In two reports released in recent years, one on the House and the other on the Senate, the Sunlight Foundation found that as the U.S. population has increased, and as members of Congress represent more people, the number of congressional staffers has decreased.
“Over the past thirty years, the Senate weakened its institutional knowledge base and diminished its capacity to understand current events through a dramatic reduction of one of its most valuable resources: experienced staff,” the Sunlight Foundation report on the Senate said.
The foundation’s report on the House found a decrease in the number of staff and that “average salaries for most House staff have not increased in two decades, and may have decreased for many.”
The study concluded nearly 12,500 federally registered lobbyists and countless others who provide information and exert influence in the halls of Congress are picking up the slack.
“Put a different way, $2.6 billion was spent on lobbying in Washington in 2010, versus $1.37 billion for the House of Representatives in FY 2010. Have we privatized Congress?” the study asked.
Capitol Hill staffers are not likely to see an increase in pay soon because of pressures to cut the federal budget.
Drutman said the low pay and tough working conditions lead to “tremendous turnover” in lawmakers’ staff and to the spinning of the “revolving door” between Capitol Hill and a lobbying firms.
Thomas Mann, senior fellow at the Brookings Institution, said it’s usually the top staffers, chiefs of staff and legislative directors, who land lucrative lobbying jobs.
“No public salary could possibly match salaries of well-connected lobbyists,” Mann said.
Many lower-level staffers use their Capitol Hill credentials to help them get good jobs in private industry.
Members of the House and Senate earn the same salary — $174,000 a year — unless they are in a leadership position. Lawmakers have not had a pay hike for three years and are unlikely to vote themselves a raise this year.
Lots of staff
Lawmakers are given a set amount of money each year to run their offices. In 2013, House members received $256,574 to cover all of their office expenditures. They were also given free postage, a mileage rate to make 32 round trips to their districts and a staffing allowance of $944,671 to pay for salaries.
In the House, only Rep. Elizabeth Esty, D-5th District, stayed within the staffing allowance. The rest of the members of Connecticut’s House delegation exceeded it with Rep. Rosa DeLauro, D-3rd District, having the highest payroll in the House delegation, nearly $1.2 million.
DeLauro is the longest-serving member of Connecticut’s congressional delegation and, as a senior member of the Appropriations Committee, is able to use her committee budget to augment her payroll. DeLauro’s staffers, many of whom have worked for the lawmaker for many years, also had the highest average salary — about $59,000.
But Sen. Richard Blumenthal, D-Conn., who hired 56 staffers last year, spent much more on staff than DeLauro. Blumenthal had a $2.5 million payroll.

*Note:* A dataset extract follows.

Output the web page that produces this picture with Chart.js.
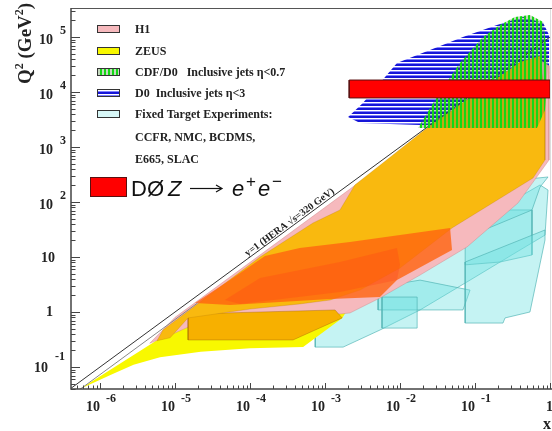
<!DOCTYPE html>
<html>
<head>
<meta charset="utf-8">
<script src="https://cdn.jsdelivr.net/npm/chart.js@4/dist/chart.umd.min.js"></script>
<style>
  html, body { margin: 0; padding: 0; background: #fff; }
  #c { display: block; }
</style>
</head>
<body>
<canvas id="c" width="552" height="431"></canvas>
<script>
// axis ranges: Bjorken x and Q^2 (GeV^2)
const xRange = [4.1e-7, 1.03];
const q2Range = [0.0398, 3.23e5];
const xTickExp = [-6, -5, -4, -3, -2, -1, 0];
const q2TickExp = [-1, 0, 1, 2, 3, 4, 5];

// kinematic limit y=1 at HERA
const heraLimit = [[4.1e-7, 0.041], [1, 1e5]];
const heraLimitInner = [[4.4e-7, 0.032], [2e-5, 1.46]];

// fixed target experiments, [x, Q2]
const fixedTargetBand = [[7.4e-4, 0.23], [1.74e-3, 0.23], [5.4e-3, 0.47], [0.0185, 1.09], [0.0858, 3.8], [0.398, 13.4], [0.857, 25], [0.94, 165], [0.736, 204], [0.0858, 38], [0.0185, 10.9], [5.4e-3, 3.8], [1.58e-3, 1.65], [7.4e-4, 0.78]];
const fixedTargetBox1 = [[5.1e-3, 2.85], [5.1e-3, 1.09], [0.069, 1.09], [0.0858, 2.5], [0.0185, 3.8]];
const fixedTargetBox2 = [[5.75e-3, 1.87], [5.75e-3, 0.51], [0.0169, 0.51], [0.0169, 1.87]];
const fixedTargetBox3 = [[0.0738, 71.6], [0.575, 71.6], [0.575, 10.9], [0.215, 8.1], [0.0738, 7.2]];
const fixedTargetLow = [[0.0738, 8.1], [0.0738, 0.63], [0.236, 0.63], [0.251, 0.78], [0.54, 1.0], [0.857, 20.4], [0.857, 31]];
const fixedTargetTop = [[0.063, 20.4], [0.575, 71.6], [0.736, 187], [0.94, 285], [0.374, 251], [0.063, 58]];

// ZEUS
const zeusRegion = [[5.4e-7, 0.04], [1.4e-6, 0.072], [2.8e-6, 0.11], [6.3e-6, 0.15], [2.2e-5, 0.19], [1e-4, 0.22], [5.1e-4, 0.23], [1.7e-3, 0.78], [2.9e-3, 2.5], [1e-2, 50], [2.2e-3, 150], [1.2e-3, 80], [1e-4, 5], [5.8e-6, 0.31]];

// H1 and the H1/ZEUS overlap
const h1Region = [[4.6e-6, 0.27], [1e-5, 0.8], [1e-4, 8], [1e-3, 80], [1e-2, 800], [0.1, 8000], [0.3, 2.4e4], [0.7, 4e4], [0.97, 3e4], [0.97, 580], [0.374, 96], [0.078, 15.2], [0.0185, 4.7], [5.4e-3, 1.8], [2.15e-3, 0.96], [4.6e-4, 0.78], [1e-4, 0.72], [2.15e-5, 0.66], [8.6e-6, 0.38]];
const overlapMain = [[5.75e-6, 0.30], [6.9e-6, 0.47], [1.36e-4, 10], [6.9e-4, 41.5], [1.58e-3, 71.6], [2.5e-3, 204], [5.9e-3, 512], [0.0229, 2215], [0.398, 3.5e4], [0.736, 4.5e4], [0.857, 7160], [0.857, 580], [0.593, 273], [0.0493, 33.7], [0.01, 6.3], [2.93e-3, 2.5], [1.17e-3, 1.65], [4.6e-4, 1.4], [1e-4, 1.13], [1.49e-5, 0.78], [8.6e-6, 0.34]];
const overlapLow = [[1.49e-5, 0.92], [1.49e-5, 0.31], [3.74e-4, 0.31], [1.69e-3, 0.78], [1.36e-3, 1.09]];
const h1Dense = [[1.85e-5, 1.46], [5.4e-5, 3.8], [1.58e-4, 10.4], [4.6e-4, 14.6], [2.15e-3, 18.7], [0.0465, 33.7], [0.0493, 13.4], [9.1e-3, 3.8], [5.4e-3, 1.87], [1.17e-3, 1.72], [5.4e-5, 1.34]];
const h1Core = [[4.6e-5, 1.65], [1.36e-4, 4.15], [1.58e-3, 8.1], [9.1e-3, 14.6], [0.01, 7.2], [9.1e-3, 3.8], [1.58e-3, 2.3], [7.4e-5, 1.4]];

// Tevatron jets
const d0Jets = [[2.03e-3, 3510], [3.2e-3, 6310], [9.1e-3, 3.37e4], [0.0251, 5.8e4], [0.069, 1e5], [0.196, 1.65e5], [0.44, 2.31e5], [0.81, 1.8e5], [0.97, 1.09e5], [0.97, 7160], [0.398, 3820], [0.117, 2510], [0.0185, 2510], [2.93e-3, 2730]];
const cdfJets = [[0.0174, 2215], [0.0267, 5800], [0.0398, 1.34e4], [0.063, 3.37e4], [0.128, 1e5], [0.215, 1.65e5], [0.341, 2.31e5], [0.54, 2.5e5], [0.81, 1.87e5], [0.94, 3.8e4], [0.857, 4710], [0.67, 2215]];

// D0 Z -> ee
const d0ZBox = [[2.1e-3, 7800], [1, 7800], [1, 16500], [2.1e-3, 16500]];

const legendLabels = ['H1', 'ZEUS', 'CDF/D0   Inclusive jets \u03b7<0.7', 'D0  Inclusive jets \u03b7<3', 'Fixed Target Experiments:'];
const legendNotes = ['CCFR, NMC, BCDMS,', 'E665, SLAC'];

const SERIF = '"Liberation Serif", "DejaVu Serif", serif';
const SANS = '"Liberation Sans", Arial, sans-serif';

function makePattern(w, h, paint) {
  const c = document.createElement('canvas');
  c.width = w; c.height = h;
  const g = c.getContext('2d');
  paint(g);
  return g.createPattern(c, 'repeat');
}
const blueHatch = makePattern(4, 4, g => {
  g.fillStyle = '#1616d8'; g.fillRect(0, 0, 4, 2);
  g.fillStyle = '#ffffff'; g.fillRect(0, 2, 4, 1);
  g.fillStyle = '#8080ff'; g.fillRect(0, 3, 4, 1);
});
const greenHatch = makePattern(4, 4, g => {
  g.fillStyle = '#14d814'; g.fillRect(0, 0, 2, 4);
  g.fillStyle = 'rgba(60,130,40,0.3)'; g.fillRect(2, 0, 2, 4);
});

const colors = {
  cyanFill: 'rgba(110,225,225,0.4)', cyanLine: 'rgba(80,180,180,0.85)',
  yellow: '#f8f800', pink: '#f6b9bd', orange: '#f9b90f', orangeLow: '#f7b000',
  dense: 'rgba(255,100,15,0.8)', core: 'rgba(255,60,25,0.28)', redBox: '#ff0000'
};

function poly(label, pts, fill, line, width, order) {
  return {
    label, order, showLine: true, fill: 'shape', tension: 0,
    data: pts.concat([pts[0]]).map(p => ({ x: p[0], y: p[1] })),
    backgroundColor: fill, borderColor: line, borderWidth: width,
    pointRadius: 0
  };
}
function path(label, pts, line, width, order) {
  return {
    label, order, showLine: true, fill: false, tension: 0,
    data: pts.map(p => ({ x: p[0], y: p[1] })),
    borderColor: line, borderWidth: width, pointRadius: 0
  };
}

const datasets = [
  poly('FT band', fixedTargetBand, colors.cyanFill, colors.cyanLine, 0.8, 30),
  poly('FT box1', fixedTargetBox1, colors.cyanFill, colors.cyanLine, 0.8, 29),
  poly('FT box2', fixedTargetBox2, colors.cyanFill, colors.cyanLine, 0.8, 28),
  poly('FT box3', fixedTargetBox3, colors.cyanFill, colors.cyanLine, 0.8, 27),
  poly('FT low', fixedTargetLow, colors.cyanFill, colors.cyanLine, 0.8, 26),
  poly('FT top', fixedTargetTop, colors.cyanFill, colors.cyanLine, 0.8, 25),
  poly('ZEUS', zeusRegion, colors.yellow, 'rgba(0,0,0,0)', 0, 20),
  poly('D0 jets', d0Jets, blueHatch, 'rgba(0,0,0,0)', 0, 19),
  poly('H1', h1Region, colors.pink, 'rgba(200,120,120,0.6)', 0.6, 18),
  poly('overlap low', overlapLow, colors.orangeLow, 'rgba(150,90,0,0.6)', 0.6, 17),
  poly('overlap', overlapMain, colors.orange, 'rgba(170,110,0,0.4)', 0.6, 16),
  poly('H1 dense', h1Dense, colors.dense, 'rgba(0,0,0,0)', 0, 15),
  poly('H1 core', h1Core, colors.core, 'rgba(0,0,0,0)', 0, 14),
  path('y=1 inner', heraLimitInner, '#888', 1, 13),
  path('y=1', heraLimit, '#333', 1, 12),
  poly('CDF jets', cdfJets, greenHatch, 'rgba(0,0,0,0)', 0, 11),
  poly('D0 Z', d0ZBox, colors.redBox, '#5a1010', 1, 10)
];

function rich(ctx, parts, x, y) {
  let cx = x;
  for (const [t, f, dy] of parts) {
    ctx.font = f;
    ctx.fillText(t, cx, y + (dy || 0));
    cx += ctx.measureText(t).width;
  }
  return cx - x;
}

const decor = {
  id: 'decor',
  beforeDraw(chart) {
    const c = chart.ctx;
    c.save(); c.fillStyle = '#fff'; c.fillRect(0, 0, chart.width, chart.height); c.restore();
  },
  afterDatasetsDraw(chart) {
    const c = chart.ctx, xs = chart.scales.x, ys = chart.scales.y;
    // label along the kinematic limit
    const x1 = xs.getPixelForValue(1e-4), y1 = ys.getPixelForValue(10);
    const x2 = xs.getPixelForValue(1e-3), y2 = ys.getPixelForValue(100);
    const ang = Math.atan2(y2 - y1, x2 - x1);
    const px = xs.getPixelForValue(0.9e-4), py = ys.getPixelForValue(1.0e5 * 0.9e-4);
    c.save();
    c.translate(px + 1, py - 3);
    c.rotate(ang);
    c.fillStyle = '#222';
    c.font = 'bold 10px ' + SERIF;
    c.textBaseline = 'alphabetic';
    c.fillText('y=1 (HERA \u221as=320 GeV)', 0, 0);
    c.restore();
  },
  afterDraw(chart) {
    const c = chart.ctx, xs = chart.scales.x, ys = chart.scales.y, a = chart.chartArea;
    c.save();
    // frame
    c.strokeStyle = '#555'; c.lineWidth = 1;
    c.beginPath(); c.moveTo(a.left, a.top - 0.5); c.lineTo(chart.width, a.top - 0.5); c.stroke();
    c.strokeStyle = '#ddd';
    c.beginPath(); c.moveTo(550.5, a.top); c.lineTo(550.5, a.bottom); c.stroke();
    c.strokeStyle = '#444'; c.lineWidth = 1.5;
    c.beginPath(); c.moveTo(a.left, a.top - 1); c.lineTo(a.left, a.bottom); c.lineTo(chart.width, a.bottom); c.stroke();
    // ticks
    c.lineWidth = 1; c.strokeStyle = '#444';
    c.beginPath();
    for (let e = -7; e <= 0; e++) {
      for (let k = 1; k <= 9; k++) {
        const v = k * Math.pow(10, e);
        if (v < xRange[0] || v > xRange[1]) continue;
        const p = Math.round(xs.getPixelForValue(v)) + 0.5;
        const len = k === 1 ? 6 : 3.5;
        c.moveTo(p, a.bottom); c.lineTo(p, a.bottom - len);
      }
    }
    for (let e = -2; e <= 5; e++) {
      for (let k = 1; k <= 9; k++) {
        const v = k * Math.pow(10, e);
        if (v < q2Range[0] || v > q2Range[1]) continue;
        const p = Math.round(ys.getPixelForValue(v)) + 0.5;
        const len = k === 1 ? 9 : 4.5;
        c.moveTo(a.left, p); c.lineTo(a.left + len, p);
      }
    }
    c.stroke();

    // tick labels
    c.fillStyle = '#222';
    c.textBaseline = 'alphabetic';
    const big = 'bold 14px ' + SERIF, small = 'bold 12px ' + SERIF;
    for (const e of q2TickExp) {
      const p = ys.getPixelForValue(Math.pow(10, e));
      c.font = big; c.textAlign = 'right';
      if (e === 0) { c.fillText('1', 53, p + 4); }
      else if (e === 1) { c.fillText('10', 55, p + 5); }
      else if (e === -1) {
        c.fillText('10', 48, p + 5);
        c.font = small; c.textAlign = 'left'; c.fillText('-1', 55, p - 7);
      } else {
        c.fillText('10', 53, p + 7);
        c.font = small; c.textAlign = 'left'; c.fillText(String(e), 60, p - 3);
      }
    }
    for (const e of xTickExp) {
      const p = xs.getPixelForValue(Math.pow(10, e));
      c.font = big;
      if (e === 0) { c.textAlign = 'left'; c.fillText('1', 546, 411); continue; }
      c.textAlign = 'right'; c.fillText('10', p, 411);
      c.font = small; c.textAlign = 'left'; c.fillText(String(e), p + 6, 402);
    }

    // axis titles
    c.textAlign = 'left';
    c.font = 'bold 16px ' + SERIF;
    c.fillText('x', 543, 429);
    c.save();
    c.translate(31, 84);
    c.rotate(-Math.PI / 2);
    const tb = 'bold 19px ' + SERIF, ts = 'bold 12px ' + SERIF;
    rich(c, [['Q', tb], ['2', ts, -8], [' (GeV', tb], ['2', ts, -8], [')', tb]], 0, 0);
    c.restore();

    // legend
    const swatches = [colors.pink, colors.yellow, greenHatch, blueHatch, '#d8f8f8'];
    const rowY = [29, 51, 72, 93, 114];
    c.font = 'bold 12px ' + SERIF;
    legendLabels.forEach((t, i) => {
      c.fillStyle = swatches[i];
      c.fillRect(97, rowY[i] - 4, 23, 8);
      c.strokeStyle = '#333'; c.lineWidth = 1;
      c.strokeRect(97.5, rowY[i] - 3.5, 22, 7);
      c.fillStyle = '#222';
      c.fillText(t, 135, rowY[i] + 4);
    });
    legendNotes.forEach((t, i) => { c.fillText(t, 135, 141 + i * 22); });
    c.fillStyle = colors.redBox;
    c.fillRect(90, 177, 37, 20);
    c.strokeStyle = '#5a1010'; c.strokeRect(90.5, 177.5, 36, 19);
    // D0 Z -> e+e- label
    c.fillStyle = '#111';
    const reg = '22px ' + SANS, ita = 'italic 22px ' + SANS, sup = '17px ' + SANS;
    c.font = reg; c.fillText('D\u00d8', 131, 196);
    c.font = ita; c.fillText('Z', 168, 196);
    c.strokeStyle = '#111'; c.lineWidth = 1.2;
    c.beginPath(); c.moveTo(190, 188.5); c.lineTo(221, 188.5); c.stroke();
    c.beginPath(); c.moveTo(216, 185); c.lineTo(222, 188.5); c.lineTo(216, 192); c.stroke();
    c.font = ita; c.fillText('e', 232, 196);
    c.font = sup; c.fillText('+', 246, 187);
    c.font = ita; c.fillText('e', 258, 196);
    c.font = sup; c.fillText('\u2212', 272, 187);
    c.restore();
  }
};

new Chart(document.getElementById('c'), {
  type: 'scatter',
  data: { datasets },
  options: {
    responsive: false,
    animation: false,
    events: [],
    layout: { padding: { left: 71, right: 1, top: 9, bottom: 42 } },
    plugins: { legend: { display: false }, tooltip: { enabled: false } },
    scales: {
      x: { type: 'logarithmic', min: xRange[0], max: xRange[1], display: false },
      y: { type: 'logarithmic', min: q2Range[0], max: q2Range[1], display: false }
    }
  },
  plugins: [decor]
});
</script>
</body>
</html>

Senate office budgets are based on the population of a lawmaker’s state and a few other factors. Blumenthal’s office budget last year was about $5.1 million. Sen. Chris Murphy, D-Conn., had a smaller office budget, about $4.4 million, but he was still a member of the House of Representatives for part of that year, which ran from Oct. 1, 2012 to Sept. 30, 2013.

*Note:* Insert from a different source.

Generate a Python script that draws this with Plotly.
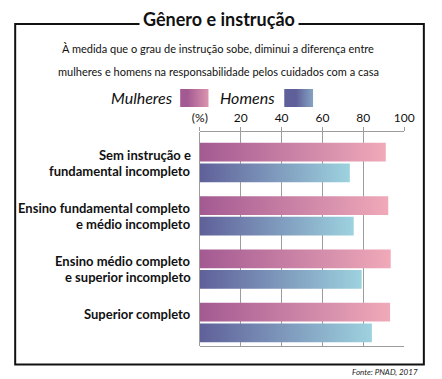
import plotly.graph_objects as go

# ---- data ----
categories = [
    "Sem instrução e<br>fundamental incompleto",
    "Ensino fundamental completo<br>e médio incompleto",
    "Ensino médio completo<br>e superior incompleto",
    "Superior completo",
]
mulheres = [91.0, 92.2, 93.4, 93.1]
homens = [73.4, 75.3, 79.2, 84.2]
tick_vals = [0, 20, 40, 60, 80, 100]
tick_text = ["(%)", "20", "40", "60", "80", "100"]
series_names = ["Mulheres", "Homens"]

# ---- styles ----
W, H = 442, 379
COND = "Liberation Sans Narrow, Lato, sans-serif"
ITAL = "Lato, Open Sans, sans-serif"
grad_m = [[0, "#a35a92"], [1, "#f3adba"]]
grad_h = [[0, "#5f6099"], [1, "#a0d7e2"]]
grid_c = "#9c9c9c"

PX0, PX1 = 200, 413      # plot area x pixels
PY0, PY1 = 132, 346      # plot area y pixels
BAR_T = 0.352            # bar thickness (category units)
GAP = 0.017              # half gap between paired bars
Y_RANGE = [3.44, -0.572]

fig = go.Figure()


def bar_poly(v, y0, y1):
    return [0, v, v, 0, 0], [y0, y0, y1, y1, y0]


for i, (m, h) in enumerate(zip(mulheres, homens)):
    xs, ys = bar_poly(m, i - GAP - BAR_T, i - GAP)
    fig.add_trace(go.Scatter(
        x=xs, y=ys, mode="lines", fill="toself",
        line=dict(width=0, color="rgba(0,0,0,0)"),
        fillgradient=dict(type="horizontal", colorscale=grad_m, start=0, stop=m),
        name=series_names[0], showlegend=False, hoverinfo="skip",
    ))
    xs, ys = bar_poly(h, i + GAP, i + GAP + BAR_T)
    fig.add_trace(go.Scatter(
        x=xs, y=ys, mode="lines", fill="toself",
        line=dict(width=0, color="rgba(0,0,0,0)"),
        fillgradient=dict(type="horizontal", colorscale=grad_h, start=0, stop=h),
        name=series_names[1], showlegend=False, hoverinfo="skip",
    ))

# legend swatches on a pixel overlay axis
for (x0, x1), grad in [((179.5, 209), grad_m), ((288, 318), grad_h)]:
    fig.add_trace(go.Scatter(
        x=[x0, x1, x1, x0, x0], y=[89, 89, 107, 107, 89],
        xaxis="x2", yaxis="y2", mode="lines", fill="toself",
        line=dict(width=0, color="rgba(0,0,0,0)"),
        fillgradient=dict(type="horizontal", colorscale=grad, start=x0, stop=x1),
        showlegend=False, hoverinfo="skip",
    ))

annotations = []
# category labels
for i, lab in enumerate(categories):
    lines = lab.split("<br>")
    shifts = [8.5] if len(lines) == 1 else [8, -8]
    for ln, s in zip(lines, shifts):
        annotations.append(dict(
            x=PX0 / W, xref="paper", xanchor="right", xshift=-7,
            y=i, yref="y", yanchor="middle", yshift=s,
            text="<b>" + ln + "</b>", showarrow=False,
            font=dict(family=COND, size=13, color="#111"),
        ))

# title / subtitle / legend texts / source
annotations += [
    dict(x=220, y=19, xref="x2", yref="y2", text="<b>Gênero e instrução</b>",
         showarrow=False, bgcolor="white", borderpad=3,
         font=dict(family=COND, size=18, color="#111")),
    dict(x=219, y=48, xref="x2", yref="y2",
         text="À medida que o grau de instrução sobe, diminui a diferença entre",
         showarrow=False, font=dict(family=COND, size=11, color="#111")),
    dict(x=219, y=71, xref="x2", yref="y2",
         text="mulheres e homens na responsabilidade pelos cuidados com a casa",
         showarrow=False, font=dict(family=COND, size=11, color="#111")),
    dict(x=174, y=97, xref="x2", yref="y2", xanchor="right",
         text="<i>" + series_names[0] + "</i>",
         showarrow=False, font=dict(family=ITAL, size=16, color="#111")),
    dict(x=219, y=97, xref="x2", yref="y2", xanchor="left",
         text="<i>" + series_names[1] + "</i>",
         showarrow=False, font=dict(family=ITAL, size=16, color="#111")),
    dict(x=430, y=372, xref="x2", yref="y2", xanchor="right",
         text="<i>Fonte: PNAD, 2017</i>",
         showarrow=False, font=dict(family=ITAL, size=8, color="#222")),
]

# frame
L, R, T, B = 7.5, 433.5, 24, 364.5
shapes = [dict(type="rect", xref="x2", yref="y2", x0=L, y0=T, x1=R, y1=B,
               line=dict(color="#111", width=2), layer="below")]

fig.update_layout(
    width=W, height=H,
    margin=dict(l=0, r=0, t=0, b=0),
    paper_bgcolor="white", plot_bgcolor="rgba(0,0,0,0)",
    showlegend=False,
    xaxis=dict(
        domain=[PX0 / W, PX1 / W], range=[0, 100], side="top",
        tickvals=tick_vals, ticktext=tick_text,
        showline=True, linecolor=grid_c, linewidth=1, mirror=True,
        ticks="outside", ticklen=4, tickcolor=grid_c, tickwidth=1,
        showgrid=True, gridcolor=grid_c, gridwidth=1,
        zeroline=True, zerolinecolor=grid_c, zerolinewidth=1,
        tickfont=dict(family=COND, size=12, color="#111"),
        fixedrange=True,
    ),
    yaxis=dict(
        domain=[1 - PY1 / H, 1 - PY0 / H], range=Y_RANGE,
        showticklabels=False, showgrid=False, zeroline=False, showline=False,
        fixedrange=True,
    ),
    xaxis2=dict(domain=[0, 1], range=[0, W], anchor="y2", visible=False, fixedrange=True),
    yaxis2=dict(domain=[0, 1], range=[H, 0], anchor="x2", visible=False, fixedrange=True),
    annotations=annotations,
    shapes=shapes,
)

fig.write_html("out.html", config={"displayModeBar": False},
               post_script="document.body.style.margin='0';")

The highest paid staffer working for the Connecticut congressional delegation was Laurie Rubiner, Blumenthal’s chief of staff. She was paid $169,457.
The second highest salary was earned by Jason Gross, chief of staff to Rep. Joe Courtney, D-2nd District. Gross earned $161,630 last year.

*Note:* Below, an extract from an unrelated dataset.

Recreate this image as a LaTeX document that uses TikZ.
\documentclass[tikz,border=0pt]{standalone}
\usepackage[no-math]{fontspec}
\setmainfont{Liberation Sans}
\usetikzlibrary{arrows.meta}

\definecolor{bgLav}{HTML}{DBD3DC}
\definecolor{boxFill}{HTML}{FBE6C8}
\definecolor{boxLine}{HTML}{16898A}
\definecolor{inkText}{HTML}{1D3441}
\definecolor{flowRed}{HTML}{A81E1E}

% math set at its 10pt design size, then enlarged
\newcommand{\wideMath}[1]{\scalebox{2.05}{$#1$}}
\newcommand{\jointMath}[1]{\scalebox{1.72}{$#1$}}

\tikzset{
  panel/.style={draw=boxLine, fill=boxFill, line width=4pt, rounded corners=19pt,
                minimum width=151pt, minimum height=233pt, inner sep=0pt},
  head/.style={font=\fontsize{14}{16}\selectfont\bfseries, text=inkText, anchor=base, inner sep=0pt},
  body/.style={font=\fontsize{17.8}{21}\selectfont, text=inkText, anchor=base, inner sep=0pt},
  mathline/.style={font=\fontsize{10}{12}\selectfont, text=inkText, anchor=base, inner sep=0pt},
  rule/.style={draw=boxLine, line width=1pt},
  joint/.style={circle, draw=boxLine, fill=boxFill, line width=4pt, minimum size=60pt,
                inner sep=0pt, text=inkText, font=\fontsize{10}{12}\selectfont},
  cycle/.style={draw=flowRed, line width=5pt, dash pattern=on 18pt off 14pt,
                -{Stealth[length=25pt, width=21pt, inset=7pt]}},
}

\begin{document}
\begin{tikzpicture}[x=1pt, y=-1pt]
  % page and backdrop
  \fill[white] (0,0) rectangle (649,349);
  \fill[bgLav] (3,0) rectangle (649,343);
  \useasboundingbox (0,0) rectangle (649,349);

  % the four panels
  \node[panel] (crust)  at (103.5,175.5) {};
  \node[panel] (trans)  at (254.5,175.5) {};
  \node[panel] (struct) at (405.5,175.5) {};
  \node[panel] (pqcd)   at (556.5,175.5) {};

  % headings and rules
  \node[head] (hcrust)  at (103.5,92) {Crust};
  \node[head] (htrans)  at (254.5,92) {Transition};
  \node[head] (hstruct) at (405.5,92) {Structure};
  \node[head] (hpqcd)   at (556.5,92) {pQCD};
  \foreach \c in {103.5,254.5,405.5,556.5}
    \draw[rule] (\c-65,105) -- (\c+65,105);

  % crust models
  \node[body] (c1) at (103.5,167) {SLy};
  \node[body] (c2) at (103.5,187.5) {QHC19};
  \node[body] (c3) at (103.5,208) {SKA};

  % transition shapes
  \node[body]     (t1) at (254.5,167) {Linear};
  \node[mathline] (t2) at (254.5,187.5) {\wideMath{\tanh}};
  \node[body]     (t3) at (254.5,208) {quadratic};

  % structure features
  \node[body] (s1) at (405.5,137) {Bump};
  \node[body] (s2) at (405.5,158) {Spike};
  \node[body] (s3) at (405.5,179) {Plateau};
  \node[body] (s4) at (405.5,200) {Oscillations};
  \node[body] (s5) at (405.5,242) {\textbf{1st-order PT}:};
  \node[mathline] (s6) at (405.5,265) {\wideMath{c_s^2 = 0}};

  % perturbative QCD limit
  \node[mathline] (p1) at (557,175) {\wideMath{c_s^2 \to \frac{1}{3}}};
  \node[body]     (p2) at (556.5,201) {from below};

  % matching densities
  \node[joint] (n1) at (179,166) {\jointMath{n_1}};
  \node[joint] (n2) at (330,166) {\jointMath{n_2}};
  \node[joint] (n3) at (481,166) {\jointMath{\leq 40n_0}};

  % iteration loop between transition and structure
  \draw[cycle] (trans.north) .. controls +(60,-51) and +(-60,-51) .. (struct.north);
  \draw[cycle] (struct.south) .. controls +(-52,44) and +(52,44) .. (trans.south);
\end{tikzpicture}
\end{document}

An aide to Courtney said Gross earned the high salary because he has worked for the lawmaker for seven and a half years.
Blumenthal said he pays his certain staffers high salaries “because they are very good and produce excellent results.”
He also said he has a large staff to take care of constituent problems – not write memos or prepare briefings.
“I have said from day one, my job is to work for the people of Connecticut,” Blumenthal said. “That’s why I have a lot of staff.”